Mit: David Bennent, Anna Böttcher, Katherina Lange, Guntbert Warns, Julia Stemberger, Thomas Limpinsel.
www.renaissance-theater.de
Kritikenrundschau
Ein Geschenk des Theaters an seine Zuschauer solle diese Inszenierung sein, schreibt Patrick Wildermann im Tagesspiegel (15.12.). Auch halte die Inszenierung von Alan Ayckbourns "Heilig-Abend Farce" "Frohe Feste", was sie verspreche: "rasante Dialoge, absurde Verwicklungen, Slapstick". Regisseur Antoine Uitdehaag mache sich dabei auch selbst ein Geschenk, indem er das Stück in seiner 70er-Jahre-Entstehungszeit belasse "und sich jegliche heutige Aufhübschung des hausbackenen Geschlechterbildes erspart – die Emanzipation ginge auf Kosten des Witzes". Für Wildermann erreicht die Groteske ihren komischen Höhepunkt, wenn im zweiten Bild "ständig versehentlich der Selbstmord der depressiven Eva verhindert wird". Der letzte Akt hingegen erwische einen kalt, wenn David Bennent "als großer Weihnachtsdiktator" die Puppen tanzen lasse. Dem Kritiker hat's gefallen: "Ein hintergründiger Spaß, ein famoses Ensemble – schöne Bescherung!"

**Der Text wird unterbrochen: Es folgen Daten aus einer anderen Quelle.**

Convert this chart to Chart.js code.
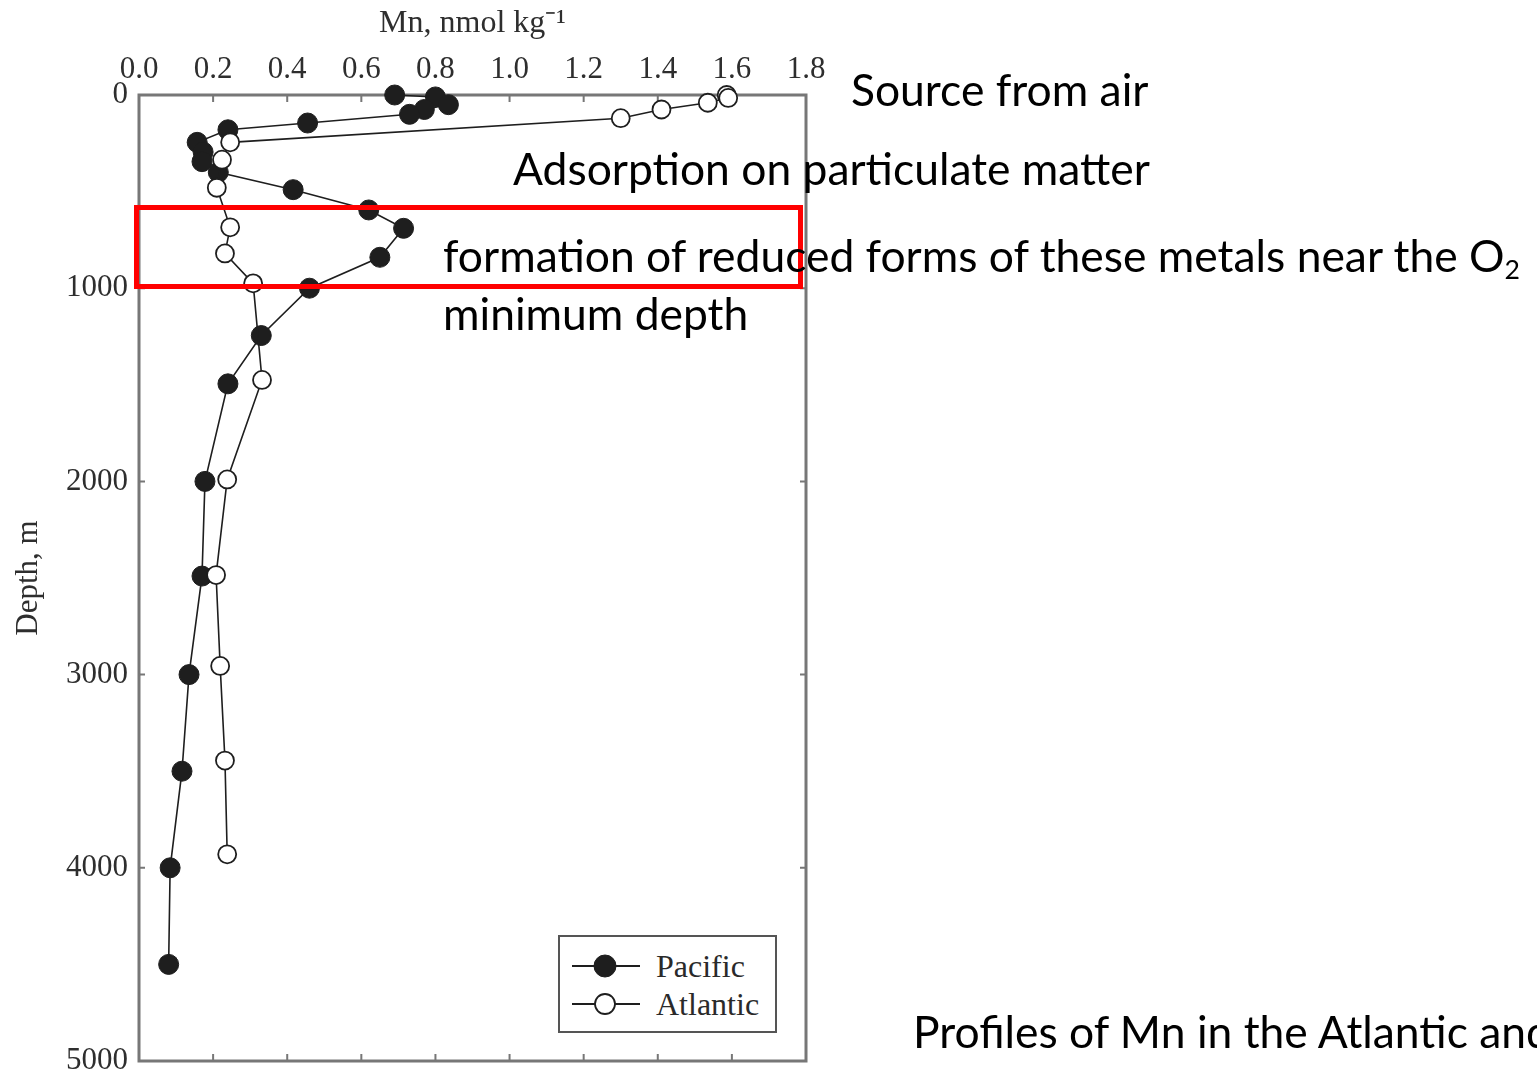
<!DOCTYPE html>
<html>
<head>
<meta charset="utf-8">
<title>Mn profiles – Atlantic and Pacific</title>
<script src="https://cdn.jsdelivr.net/npm/chart.js@4.4.1/dist/chart.umd.min.js"></script>
<style>
  html, body { margin: 0; padding: 0; background: #fff; overflow: hidden; }
  #wrap { position: relative; width: 1537px; height: 1075px; overflow: hidden; }
  #chart { position: absolute; left: 0; top: 0; }
  .note {
    position: absolute; white-space: nowrap; line-height: 1;
    font-family: Lato, 'Noto Sans', sans-serif; font-size: 44.4px; color: #000;
  }
  .note sub { font-size: 0.6em; line-height: 0; vertical-align: -0.28em; }
  #oxbox {
    position: absolute; left: 134px; top: 205px; width: 669px; height: 84px;
    border: 5px solid #ff0000; box-sizing: border-box;
  }
  #legend {
    position: absolute; left: 558px; top: 935px; width: 219px; height: 98px;
    border: 2px solid #555; box-sizing: border-box; background: #fff;
    font-family: 'Liberation Serif', serif; font-size: 32px; color: #2a2a2a;
  }
  .leg-row { position: absolute; left: 12px; height: 34px; display: flex; align-items: center; }
  .leg-row svg { display: block; margin-right: 16px; }
</style>
</head>
<body>
<div id="wrap">
  <canvas id="chart" width="1537" height="1075"></canvas>
  <div id="oxbox"></div>
  <div class="note" style="left:851px; top:67px;">Source from air</div>
  <div class="note" style="left:513px; top:146px;">Adsorption on particulate matter</div>
  <div class="note" style="left:443px; top:233px;">formation of reduced forms of these metals near the O<sub>2</sub></div>
  <div class="note" style="left:443px; top:291px;">minimum depth</div>
  <div class="note" style="left:913px; top:1009px;">Profiles of Mn in the Atlantic and</div>
  <div id="legend"></div>
</div>

<script>
'use strict';

/* ---- Data ---- */
const pacificMn    = [0.69, 0.80, 0.835, 0.77, 0.73, 0.455, 0.24, 0.157, 0.173, 0.17, 0.214, 0.416, 0.62, 0.714, 0.65, 0.46, 0.33, 0.24, 0.178, 0.17, 0.135, 0.116, 0.084, 0.08];
const pacificDepth = [0, 10, 50, 75, 100, 145, 180, 245, 295, 345, 400, 490, 595, 690, 840, 1000, 1245, 1495, 2000, 2490, 3000, 3500, 4000, 4500];

const atlanticMn    = [1.586, 1.59, 1.535, 1.41, 1.30, 0.246, 0.224, 0.21, 0.246, 0.232, 0.308, 0.332, 0.238, 0.208, 0.219, 0.232, 0.238];
const atlanticDepth = [0, 15, 40, 75, 120, 245, 335, 480, 685, 820, 975, 1475, 1990, 2485, 2955, 3445, 3930];

const mnTicks    = [0.0, 0.2, 0.4, 0.6, 0.8, 1.0, 1.2, 1.4, 1.6, 1.8];
const depthTicks = [0, 1000, 2000, 3000, 4000, 5000];

const INK = '#1e1e1e';
const LABEL = '#2e2e2e';
const SERIF = "'Liberation Serif', 'Times New Roman', serif";

/* ---- Frame with inward tick marks on all four sides ---- */
const frameTicks = {
  id: 'frameTicks',
  beforeDatasetsDraw(chart) {
    const { ctx, chartArea: a, scales: { x, y } } = chart;
    ctx.save();
    ctx.strokeStyle = '#777';
    ctx.lineWidth = 3;
    ctx.strokeRect(a.left, a.top, a.right - a.left, a.bottom - a.top);
    ctx.lineWidth = 2;
    ctx.beginPath();
    mnTicks.slice(1, -1).forEach(v => {
      const px = x.getPixelForValue(v);
      ctx.moveTo(px, a.top); ctx.lineTo(px, a.top + 7);
      ctx.moveTo(px, a.bottom); ctx.lineTo(px, a.bottom - 7);
    });
    depthTicks.slice(1, -1).forEach(v => {
      const py = y.getPixelForValue(v);
      ctx.moveTo(a.left, py); ctx.lineTo(a.left + 6, py);
      ctx.moveTo(a.right, py); ctx.lineTo(a.right - 6, py);
    });
    ctx.stroke();
    ctx.restore();
  }
};

const toPoints = (xs, ys) => xs.map((v, i) => ({ x: v, y: ys[i] }));

const datasets = [
  {
    label: 'Pacific',
    data: toPoints(pacificMn, pacificDepth),
    showLine: true,
    borderColor: INK,
    borderWidth: 1.6,
    pointRadius: 10,
    pointBackgroundColor: INK,
    pointBorderColor: INK,
    pointBorderWidth: 1,
    clip: false,
    order: 2
  },
  {
    label: 'Atlantic',
    data: toPoints(atlanticMn, atlanticDepth),
    showLine: true,
    borderColor: INK,
    borderWidth: 1.6,
    pointRadius: 9,
    pointBackgroundColor: '#fff',
    pointBorderColor: INK,
    pointBorderWidth: 1.8,
    clip: false,
    order: 1
  }
];

const chart = new Chart(document.getElementById('chart'), {
  type: 'scatter',
  data: { datasets },
  plugins: [frameTicks],
  options: {
    responsive: false,
    animation: false,
    layout: { padding: { left: 0, top: 0, right: 731, bottom: 14 } },
    plugins: { legend: { display: false }, tooltip: { enabled: false } },
    scales: {
      x: {
        type: 'linear',
        position: 'top',
        min: 0,
        max: 1.8,
        afterFit: s => { s.height = 95; },
        afterBuildTicks: s => { s.ticks = mnTicks.map(v => ({ value: v })); },
        grid: { display: false, drawTicks: false },
        border: { display: false },
        ticks: {
          padding: 7,
          color: LABEL,
          font: { family: SERIF, size: 31 },
          callback: v => Number(v).toFixed(1)
        },
        title: {
          display: true,
          text: 'Mn, nmol kg⁻¹',
          color: LABEL,
          font: { family: SERIF, size: 32 },
          padding: { top: 4, bottom: 0 }
        }
      },
      y: {
        type: 'linear',
        reverse: true,
        min: 0,
        max: 5000,
        afterFit: s => { s.width = 139; s.paddingTop = 0; s.paddingBottom = 0; },
        afterBuildTicks: s => { s.ticks = depthTicks.map(v => ({ value: v })); },
        grid: { display: false, drawTicks: false },
        border: { display: false },
        ticks: {
          padding: 11,
          color: LABEL,
          font: { family: SERIF, size: 31 },
          callback: v => String(v)
        },
        title: {
          display: true,
          text: 'Depth, m',
          color: LABEL,
          font: { family: SERIF, size: 31 },
          padding: { top: 10, bottom: 0 }
        }
      }
    }
  }
});

/* ---- Legend box inside the plot ---- */
function buildLegend() {
  const box = document.getElementById('legend');
  chart.data.datasets.forEach((ds, i) => {
    const row = document.createElement('div');
    row.className = 'leg-row';
    row.style.top = (12 + i * 38) + 'px';
    const r = ds.pointRadius + 1;
    row.innerHTML =
      '<svg width="68" height="30" viewBox="0 0 68 30">' +
      '<line x1="0" y1="15" x2="68" y2="15" stroke="' + ds.borderColor + '" stroke-width="2"/>' +
      '<circle cx="33" cy="15" r="' + r + '" fill="' + ds.pointBackgroundColor + '" stroke="' + ds.pointBorderColor + '" stroke-width="' + ds.pointBorderWidth + '"/>' +
      '</svg><span>' + ds.label + '</span>';
    box.appendChild(row);
  });
}
buildLegend();
</script>
</body>
</html>
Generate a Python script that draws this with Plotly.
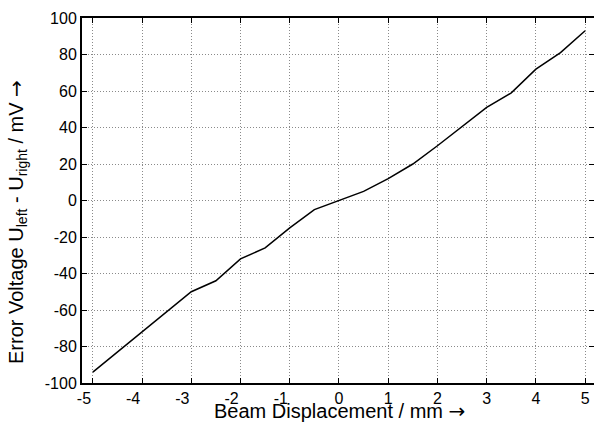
import plotly.graph_objects as go

displacement_mm = [-5.0, -4.5, -4.0, -3.5, -3.0, -2.5, -2.0, -1.5, -1.0, -0.5, 0.0,
                   0.5, 1.0, 1.5, 2.0, 2.5, 3.0, 3.5, 4.0, 4.5, 5.0]
error_voltage_mv = [-94, -83, -72, -61, -50, -44, -32, -26, -15, -5, 0,
                    5, 12, 20, 30, 40.5, 51, 59, 72, 81, 93]

x_ticks = [-5, -4, -3, -2, -1, 0, 1, 2, 3, 4, 5]
x_labels = ["-5", "-4", "-3", "-2", "-1", "0", "1", "2", "3", "4", "5"]
y_ticks = [-100, -80, -60, -40, -20, 0, 20, 40, 60, 80, 100]
y_labels = ["-100", "-80", "-60", "-40", "-20", "0", "20", "40", "60", "80", "100"]

fig = go.Figure()
fig.add_trace(go.Scatter(x=displacement_mm, y=error_voltage_mv, mode="lines",
                         line=dict(color="black", width=1.5), showlegend=False))

W, H = 594, 422
ml, mr, mt, mb = 82, 0, 18, 39
pw, ph = W - ml - mr, H - mt - mb

arrow = '<span style="font-family:DejaVu Sans">→</span>'
pad = "\u2007\u2007"  # negative labels sit left of their tick, as in the reference

fig.update_layout(
    width=W, height=H,
    margin=dict(l=ml, r=mr, t=mt, b=mb, autoexpand=False),
    plot_bgcolor="white", paper_bgcolor="white",
    font=dict(family="Liberation Sans, Arial, sans-serif", color="black", size=16),
)
fig.update_xaxes(
    range=[-5.22, 5.18], tickvals=x_ticks,
    ticktext=[t + pad if t.startswith("-") else t for t in x_labels],
    showline=True, linecolor="black", linewidth=2, mirror="ticks",
    ticks="inside", ticklen=5, tickcolor="black", automargin=False,
    ticklabelstandoff=0,
    showgrid=True, gridcolor="#8a8a8a", griddash="1px,2px", gridwidth=1,
    zeroline=False,
)
fig.update_yaxes(
    range=[-100, 100], tickvals=y_ticks, ticktext=y_labels,
    showline=True, linecolor="black", linewidth=2, mirror="ticks",
    ticks="inside", ticklen=5, tickcolor="black", automargin=False,
    showgrid=True, gridcolor="#8a8a8a", griddash="1px,2px", gridwidth=1,
    zeroline=False,
)

fig.add_annotation(text="Beam Displacement / mm " + arrow,
                   xref="paper", yref="paper",
                   x=(339 - ml) / pw, y=(H - mb - 411) / ph,
                   xanchor="center", yanchor="middle", showarrow=False,
                   font=dict(size=20))
fig.add_annotation(text="Error Voltage U<sub>left</sub> - U<sub>right</sub> / mV " + arrow,
                   xref="paper", yref="paper", textangle=-90,
                   x=(17 - ml) / pw, y=(H - mb - 222) / ph,
                   xanchor="center", yanchor="middle", showarrow=False,
                   font=dict(size=20))

fig.write_html("out.html", config={"displayModeBar": False},
               post_script="document.body.style.margin='0';")
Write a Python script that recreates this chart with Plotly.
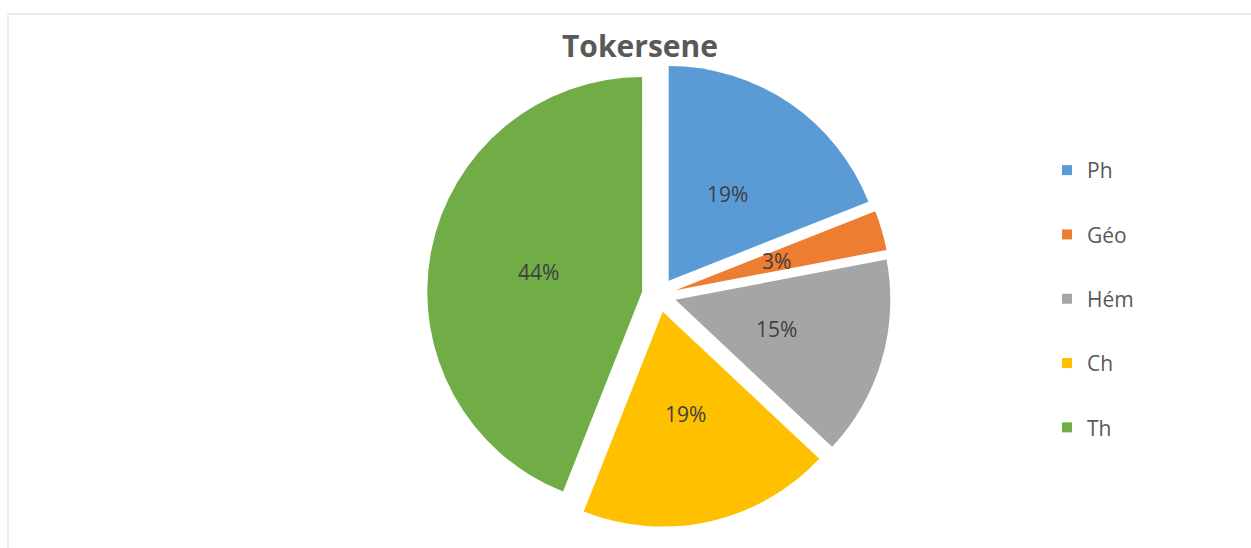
import math
import plotly.graph_objects as go

W, H = 1251, 548

labels = ["Ph", "Géo", "Hém", "Ch", "Th"]
values = [19, 3, 15, 19, 44]
colors = ["#5B9BD5", "#ED7D31", "#A5A5A5", "#FFC000", "#70AD47"]

PULL = 0.08
LABEL_FRAC = 0.49  # how far along the slice radius the % label sits

# plot area in pixels
M_T, M_B = 63, 21
plot_h = H - M_T - M_B

dom_x = [(659 - 250) / W, (659 + 250) / W]
dom_y = [0, 1]

fig = go.Figure()

fig.add_trace(go.Pie(
    labels=labels,
    values=values,
    sort=False,
    direction="clockwise",
    rotation=0,
    pull=[PULL] * len(values),
    marker=dict(colors=colors, line=dict(width=0)),
    textinfo="none",
    domain=dict(x=dom_x, y=dom_y),
    showlegend=False,
    hoverinfo="label+percent",
))

# percent labels placed like the original (about half way out along each slice)
cx = (dom_x[0] + dom_x[1]) / 2 * W
cy = H - M_B - (dom_y[0] + dom_y[1]) / 2 * plot_h
r = min((dom_x[1] - dom_x[0]) * W, (dom_y[1] - dom_y[0]) * plot_h) / 2 / (1 + PULL)
total = sum(values)
cum = 0
for v in values:
    ang = math.radians((cum + v / 2) / total * 360)
    cum += v
    d = r * (PULL + LABEL_FRAC)
    lx = cx + d * math.sin(ang)
    ly = cy - d * math.cos(ang)
    fig.add_annotation(
        x=lx / W, y=(H - M_B - ly) / plot_h, xref="paper", yref="paper",
        xanchor="center", yanchor="middle",
        text=f"{round(v / total * 100)}%", showarrow=False,
        font=dict(family="Open Sans", size=21, color="#404040"),
    )

# legend entries (one group each so the spacing can match the original)
for lab, col in zip(labels, colors):
    fig.add_trace(go.Scatter(
        x=[None], y=[None], mode="markers", name=lab, legendgroup=lab,
        marker=dict(symbol="square", size=10, color=col),
    ))

def px_y(y):
    return (H - M_B - y) / plot_h

# chart frame
fig.add_shape(type="rect", xref="paper", yref="paper",
              x0=8 / W, x1=1.02, y0=-0.1, y1=px_y(14),
              line=dict(color="#d9d9d9", width=1), layer="below")

fig.update_layout(
    width=W, height=H,
    margin=dict(l=0, r=0, t=M_T, b=M_B),
    paper_bgcolor="white", plot_bgcolor="white",
    title=dict(text="<b>Tokersene</b>", x=640 / W, xanchor="center",
               y=1 - 46 / H, yanchor="middle",
               font=dict(family="Open Sans", size=30, color="#595959")),
    xaxis=dict(visible=False), yaxis=dict(visible=False),
    legend=dict(x=1047 / W, xanchor="left", y=px_y(299), yanchor="middle",
                tracegroupgap=34, bgcolor="rgba(0,0,0,0)",
                font=dict(family="Open Sans", size=21, color="#595959")),
)

fig.write_html("out.html", config={"displayModeBar": False},
               post_script="document.body.style.margin='0';")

"Frohe Feste" sei im Vergleich zu Komödien-König Ayckbourns "Schöne Bescherung" die "schwächere und oberflächlichere Farce", meint Peter Hans Göpfert in der Berliner Morgenpost (15.12.). Auch er sieht die Klamotte in der zweiten Szene "konsequent auf Hochtouren" laufen, so dass das Publikum "bester Laune" in die Pause gehe: "Rundum durchgeknallte Typen. Herzlose Ehemänner, sturztrunkene oder wischsüchtige Frauen. Nervensägen, wohin man auch blickt." David Bennent gefällt ihm zwar mit seinem "Zwerchfell erschütternden Auftritt" im "eskalierenden Mittelakt" ("mit einem erdbebenhaften Ausbruch und rollenden Augen"), den "beinharten Erfolgsmenschen (...), nach dessen Pfeife jetzt alle anderen in einem blödsinnigen Ringelpiez-Spiel tanzen sollen", nimmt er ihm jedoch nicht ab. Fazit: "Wer hier nicht mehr als einen funktionierenden Schwank erwartet, ist zu zwei Dritteln gut bedient."